Hello, I have faced a problem with num_workers while training my models. I have made a simple transfer learning task with densenet121 and CIFAR10 resized to the ImageNet resolution of 224:
Transform and the data loader are defined as follows:
# transform
transform = transforms.Compose([transforms.Resize((224, 224)),
transforms.ToTensor()])
# define the training data loader
training_loader = DataLoader(dataset=cifar_dataset, batch_size=64, shuffle=True, pin_memory=True, num_workers=8)
So, I use 8 workers on the host to feed the data to the device. The model works just fine, however, I have noticed that not all workers do something (in fact, all 8 don’t seem to do anything), while the main thread is the one that loads the data (loads up to 10% though):
Given that your disk usage is very low, your workers seems to have very little to do anyway.
It’s weird that both cpu and GPU usage are very low (and steady). Do you work with very small net/inputs?
Hi, I built a simple transfer learning task and the network I am using is the DenseNet121 which is not pretrained. Also I use the CIFAR10 which is resized to the resolution of the ImageNet (224, 224) in the data loader. I assumed that was enough complexity to test out the num_workers in the dataloader.
i think that looks fine, the task is so easy (CIFAR is so incredibly small) that it doesn’t even really utilize the one CPU. I don’t think this creates a bigger bottleneck than spreading it across workers.
Also, the resizing op is so cheap that it is maybe too fast to draw any conclusions from that. Could you run this on a larger dataset? You could use UTKFace or CACD or sth that is simple to download. Or, you could simply resize the CIFAR images and save them in higher res to disk (maybe 500x500).
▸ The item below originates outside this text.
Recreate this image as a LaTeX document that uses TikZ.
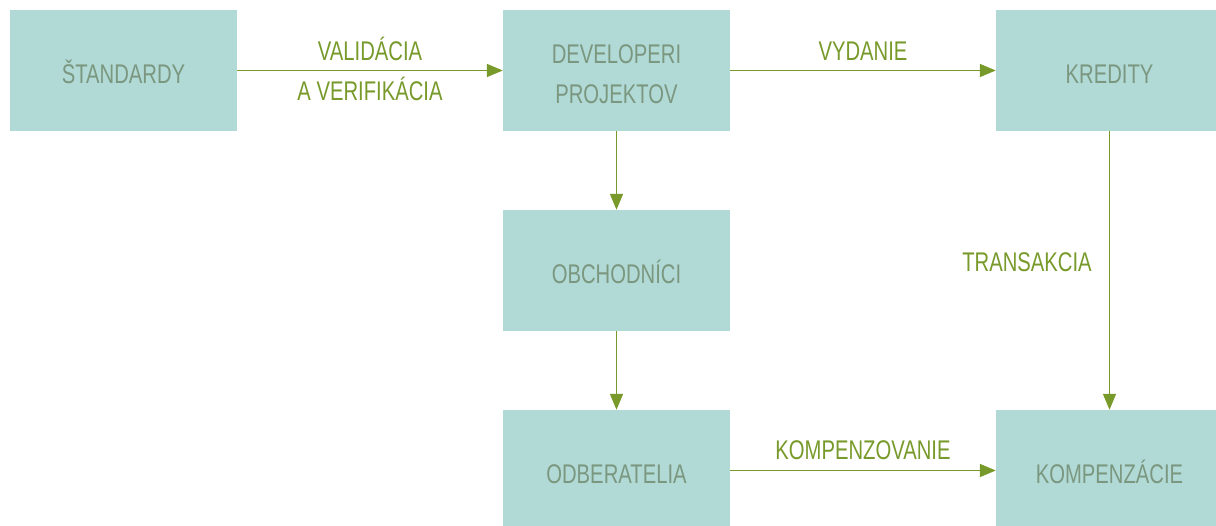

I think the data loading of the image and reading it into the tensor would be the main task where I would suspect bottlenecks.
In any case, another thing to try (which probably doesn’t make a difference) is not to use pinned memory (btw. it always made things substantially slower than not using it; don’t necessarily expect a correlation with your issue, but maybe just a simple thing to try).
That is why I am trying to figure this whole multithreading loader question once and for all. I found out that a lot of other practitioners have the same issues but I couldn’t find a reasonable solution yet.
That is why I am trying to figure this whole multithreading loader question once and for all. I found out that a lot of other practitioners have the same issues but I couldn’t find a reasonable solution yet.
So your observation (quoted below) only applies to when the memory is pinned? What do you get when you set it to False?
Exactly same performance with pin_memory=False In fact, I have the same problem with the model we are building at work, which is a massive variational autoencoder with image resolution of 1024x1024. The setup on that machine is Threadripper 2950X and 2x TRX2080Ti.
The second last row is the GPU process? I think this may look like expected then. You can see that 5 workers are doing sth but the task is not very demanding so that the remaining 3 out of 8 workers may not be really used. They all use ~200 Mb of memory, so the 3 workers may just be finished at the time you took that screenshot and are waiting for the remaining 5 to finish. The bottleneck is likely IO since you have only ~0.4% CPU usage.
The 12.4% GPU usage looks also normal maybe, because you have a very small model (2.660 Mb) and there’s probably not much to do for the GPU in terms of computation compared to other tasks that need to be performed during the forward & backward passes like updating the weights and so forth?
Another thing to do is maybe that you have too many workers and there is a communication-based bottleneck between the processes. Maybe reduce the number of workers temporarily to 1 and 2 and see if you can better GPU utilization. I usually use 2 or 4 processes max and always get like 99% utilization for relatively standard models like ResNet 34 etc.
Thank you, I will try to do that; meanwhile could you tell me an example of a network to get 99% utilization? I would like to reproduce the results on my machine.
Do you happen to know what are the breaks in the GPU processing? GPU doesn’t do anything for a little and then starts working again (works in cycles).
Ok great. Maybe try nvidia-smi based on the original model you were using. I think nvidia-smi is more or less accurate, because the utilization almost perfectly correlates with the fan speed, which correlates with perceived noise
Do you happen to know what are the breaks in the GPU processing? GPU doesn’t do anything for a little and then starts working again (works in cycles).
I guess updating the weight is probably not requiring much computing. Or other tasks that you may have in your network where you are copying values etc. Essentially everything that is not a large dot product or matrix multiplication.